Une enzyme particulièrement efficace ? Les auteurs de cette dernière découverte pensent que la larve de la fausse teigne de la cire n'ingère pas seulement le plastique mais qu'elle le transforme ou le brise chimiquement avec une substance produite par ses glandes salivaires. "L'une des prochaines étapes sera de tenter d'identifier ce processus moléculaire et de déterminer comment isoler l'enzyme responsable", expliquent-ils. Car le plastique ingéré disparaît de l'organisme de la larve.
"S'il s'agit d'une simple enzyme, on pourra alors la fabriquer à une échelle industrielle grâce à la biotechnologie", estime Paolo Bombelli, de l'Université de Cambridge au Royaume-Uni, un des principaux co-auteurs de ces travaux. Selon lui, "cette découverte pourrait être un outil important pour éliminer les déchets de plastique polyéthylène qui s'accumulent dans les décharges et les océans." Cette capacité spécifique de la larve viendrait du temps qu'elle a passé dans les ruches où la larve a appris à digérer la cire. "Or la cire est un polymère, une sorte de plastique naturel. Sa structure chimique est assez proche du polyéthylène", explique Federica Bertocchini.
Le plastique, un problème environnemental mondial. Chaque année, quelque 80 millions de tonnes de polyéthylène sont produites dans le monde, précisent ces chercheurs. Mille milliards de sacs plastiques sont utilisés dans le monde et chaque individu utilise en moyenne plus de 230 de ces sacs, produisant plus de 100.000 tonnes de déchets.

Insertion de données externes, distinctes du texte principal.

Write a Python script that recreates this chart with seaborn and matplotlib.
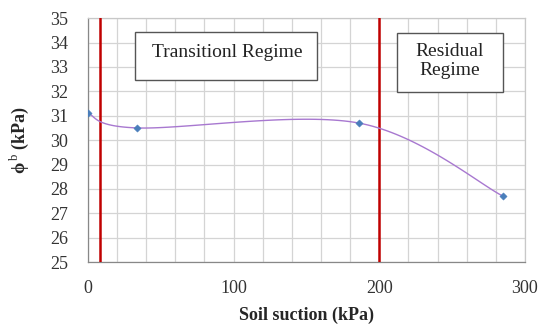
import numpy as np
import pandas as pd
import matplotlib
matplotlib.use("Agg")
import matplotlib.pyplot as plt
from matplotlib.patches import Rectangle
import seaborn as sns

# Data
suction = [0, 34, 186, 285]
phi_b = [31.1, 30.5, 30.7, 27.7]
boundaries = [8, 200]
x_ticks = [0, 100, 200, 300]
y_ticks = list(range(25, 36))

sns.set_theme(style="white")
plt.rcParams['font.family'] = ['Liberation Serif', 'DejaVu Serif']
plt.rcParams['mathtext.fontset'] = 'custom'
plt.rcParams['mathtext.rm'] = 'Liberation Serif'
plt.rcParams['mathtext.bf'] = 'Liberation Serif:bold'

def smooth_curve(xs, ys, n=40):
    P = np.column_stack([xs, ys]).astype(float)
    m = len(P)
    out = []
    for i in range(m - 1):
        p0 = P[i - 1] if i > 0 else P[i]
        p1 = P[i]
        p2 = P[i + 1]
        p3 = P[i + 2] if i + 2 < m else P[i + 1]
        c1 = p1 + (p2 - p0) / 6.0
        c2 = p2 - (p3 - p1) / 6.0
        t = np.linspace(0, 1, n)[:, None]
        seg = ((1 - t) ** 3) * p1 + 3 * ((1 - t) ** 2) * t * c1 + 3 * (1 - t) * t ** 2 * c2 + t ** 3 * p2
        out.append(seg if i == 0 else seg[1:])
    return np.vstack(out)

curve = smooth_curve(suction, phi_b)
df_curve = pd.DataFrame({"x": curve[:, 0], "y": curve[:, 1]})
df_pts = pd.DataFrame({"x": suction, "y": phi_b})

fig = plt.figure(figsize=(5.39, 3.24), dpi=100)
ax = fig.add_axes([0.163, 0.191, 0.811, 0.753])

ax.set_xlim(0, 300)
ax.set_ylim(25, 35)
ax.set_xticks(x_ticks)
ax.set_xticks(np.arange(0, 301, 20), minor=True)
ax.set_yticks(y_ticks)
ax.grid(True, which='both', color='#d4d4d4', linewidth=0.9)
ax.set_axisbelow(True)

for b in boundaries:
    ax.axvline(b, color='#c00000', linewidth=1.8, zorder=3)

sns.lineplot(data=df_curve, x="x", y="y", ax=ax, color='#a878d0', linewidth=1.0,
             sort=False, estimator=None, zorder=4)
sns.scatterplot(data=df_pts, x="x", y="y", ax=ax, marker='D', s=14, color='#4a7ebb',
                edgecolor='#4a7ebb', zorder=5)

for s in ax.spines.values():
    s.set_color('#c8c8c8')
    s.set_linewidth(0.9)
ax.spines['left'].set_color('#888888')
ax.spines['bottom'].set_color('#888888')

ax.tick_params(axis='both', which='major', labelsize=13, colors='#333333', length=5,
               color='#888888', width=0.8)
ax.tick_params(axis='y', which='major', pad=9)
ax.tick_params(axis='x', which='major', pad=8)
ax.tick_params(axis='both', which='minor', length=0)
ax.set_xlabel('Soil suction (kPa)', fontsize=13, fontweight='bold', labelpad=7)
ax.set_ylabel('ϕ$^{\\,\\mathrm{b}}$ (kPa)', fontsize=13, fontweight='bold', labelpad=14)

# boxes (axes coordinates)
ax.add_patch(Rectangle((0.1075, 0.746), 0.4165, 0.197, transform=ax.transAxes,
                       facecolor='white', edgecolor='#555555', linewidth=1.0, zorder=6))
ax.add_patch(Rectangle((0.707, 0.697), 0.243, 0.242, transform=ax.transAxes,
                       facecolor='white', edgecolor='#555555', linewidth=1.0, zorder=6))
ax.text(0.318, 0.861, 'Transitionl Regime', transform=ax.transAxes, fontsize=14,
        ha='center', va='center', color='#222222', zorder=7)
ax.text(0.827, 0.824, 'Residual\nRegime', transform=ax.transAxes, fontsize=14,
        ha='center', va='center', color='#222222', linespacing=1.15, zorder=7)

fig.savefig('out.png', dpi=100)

"Les déchets plastiques sont un problème environnemental mondial, surtout le polyéthylène, particulièrement résistant et qui est très difficilement dégradable naturellement", explique Federica Bertocchini. Le polyéthylène est surtout utilisé pour l'emballage et compte pour 40% de la demande totale des produits plastiques en Europe dont 38% se retrouvent dans des décharges.

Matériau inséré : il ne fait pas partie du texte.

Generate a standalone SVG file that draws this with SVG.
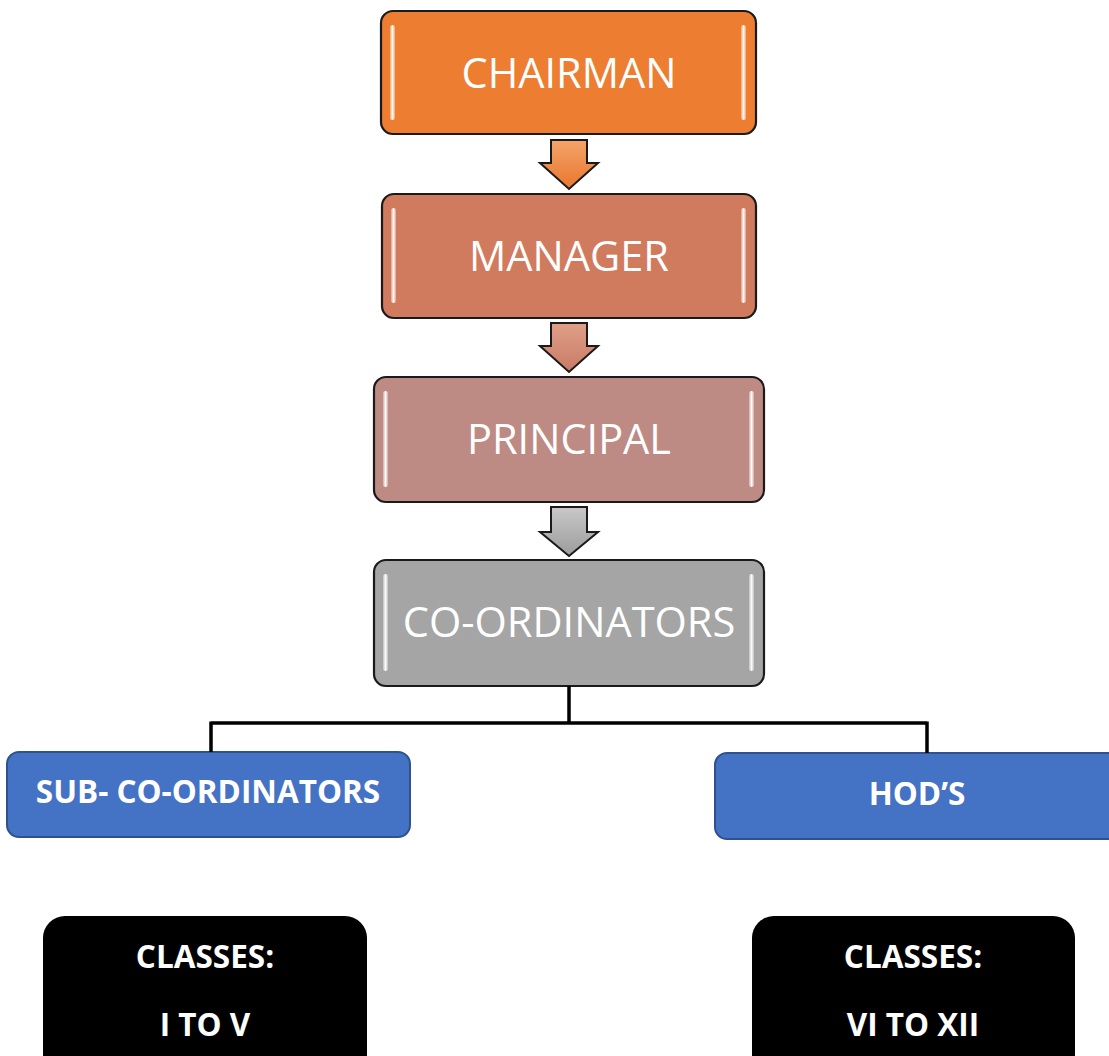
<svg xmlns="http://www.w3.org/2000/svg" width="1109" height="1056" viewBox="0 0 1109 1056">
<style>
.box{stroke:#1a1a1a;stroke-width:2.2}
.hl{fill:url(#hg)}
.big{font-family:"Open Sans","Liberation Sans",sans-serif;font-size:41.5px;fill:#fff;text-anchor:middle}
.bold{font-family:"Open Sans","Liberation Sans",sans-serif;font-weight:bold;font-size:31.5px;fill:#fff;text-anchor:middle}
.blue{fill:#4472C4;stroke:#2F528F;stroke-width:2}
.arr{stroke:#1a1a1a;stroke-width:2;stroke-linejoin:miter}
.conn{stroke:#000;stroke-width:3.5;fill:none}
</style>
<defs>
<linearGradient id="hg" x1="0" y1="0" x2="1" y2="0"><stop offset="0" stop-color="#fff" stop-opacity="0.3"/><stop offset="0.5" stop-color="#fff" stop-opacity="0.95"/><stop offset="1" stop-color="#fff" stop-opacity="0.3"/></linearGradient>
<linearGradient id="g1" x1="0" y1="0" x2="0" y2="1"><stop offset="0" stop-color="#F4A46A"/><stop offset="1" stop-color="#E8762D"/></linearGradient>
<linearGradient id="g2" x1="0" y1="0" x2="0" y2="1"><stop offset="0" stop-color="#E0A088"/><stop offset="1" stop-color="#C97A66"/></linearGradient>
<linearGradient id="g3" x1="0" y1="0" x2="0" y2="1"><stop offset="0" stop-color="#C8C8C8"/><stop offset="1" stop-color="#9C9C9C"/></linearGradient>
</defs>
<g id="chairman">
<rect class="box" x="381" y="11" width="375" height="123" rx="12" fill="#ED7D31"/>
<rect class="hl" x="390" y="25" width="5" height="95" rx="2.5"/>
<rect class="hl" x="741" y="25" width="5" height="95" rx="2.5"/>
<text class="big" x="569" y="88">CHAIRMAN</text>
</g>
<g id="manager">
<rect class="box" x="382" y="194" width="374" height="124" rx="12" fill="#D17B5E"/>
<rect class="hl" x="391" y="208" width="5" height="95" rx="2.5"/>
<rect class="hl" x="741" y="208" width="5" height="95" rx="2.5"/>
<text class="big" x="569" y="271">MANAGER</text>
</g>
<g id="principal">
<rect class="box" x="374" y="377" width="390" height="125" rx="12" fill="#BD8B84"/>
<rect class="hl" x="383" y="391" width="5" height="96" rx="2.5"/>
<rect class="hl" x="749" y="391" width="5" height="96" rx="2.5"/>
<text class="big" x="569" y="454">PRINCIPAL</text>
</g>
<g id="coordinators">
<rect class="box" x="374" y="560" width="390" height="126" rx="12" fill="#A5A5A5"/>
<rect class="hl" x="383" y="574" width="5" height="97" rx="2.5"/>
<rect class="hl" x="749" y="574" width="5" height="97" rx="2.5"/>
<text class="big" x="569" y="637">CO-ORDINATORS</text>
</g>
<g id="subcoordinators">
<rect class="blue" x="7" y="752" width="403" height="85" rx="12"/>
<text class="bold" x="208" y="803">SUB- CO-ORDINATORS</text>
</g>
<g id="hods">
<rect class="blue" x="715" y="753" width="410" height="86" rx="12"/>
<text class="bold" x="917" y="805">HOD’S</text>
</g>
<g id="classes1">
<rect x="43" y="916" width="324" height="160" rx="22" fill="#000"/>
<text class="bold" x="205" y="968">CLASSES:</text>
<text class="bold" x="205" y="1036">I TO V</text>
</g>
<g id="classes2">
<rect x="752" y="916" width="323" height="160" rx="22" fill="#000"/>
<text class="bold" x="913" y="968">CLASSES:</text>
<text class="bold" x="913" y="1036">VI TO XII</text>
</g>
<g id="connectors">
<path class="arr" fill="url(#g1)" d="M551 140 H587 V163 H598 L569 189 L540 163 H551 Z"/>
<path class="arr" fill="url(#g2)" d="M551 323 H587 V346 H598 L569 372 L540 346 H551 Z"/>
<path class="arr" fill="url(#g3)" d="M551 507 H587 V532 H598 L569 556 L540 532 H551 Z"/>
<path class="conn" d="M569 686 V723 M211 723 H927 M211 721.5 V752 M927 721.5 V753"/>
</g>
</svg>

Quatre cents ans pour se dégrader naturellement. Actuellement, le processus de dégradation chimique de ces déchets plastiques avec des produits très corrosifs comme l'acide nitrique peut prendre plusieurs mois. Laissés dans la nature, il faut environ un siècle pour que ces sacs plastique se décomposent complètement. Pour les plastiques les plus résistants, ce processus peut prendre jusqu'à 400 ans.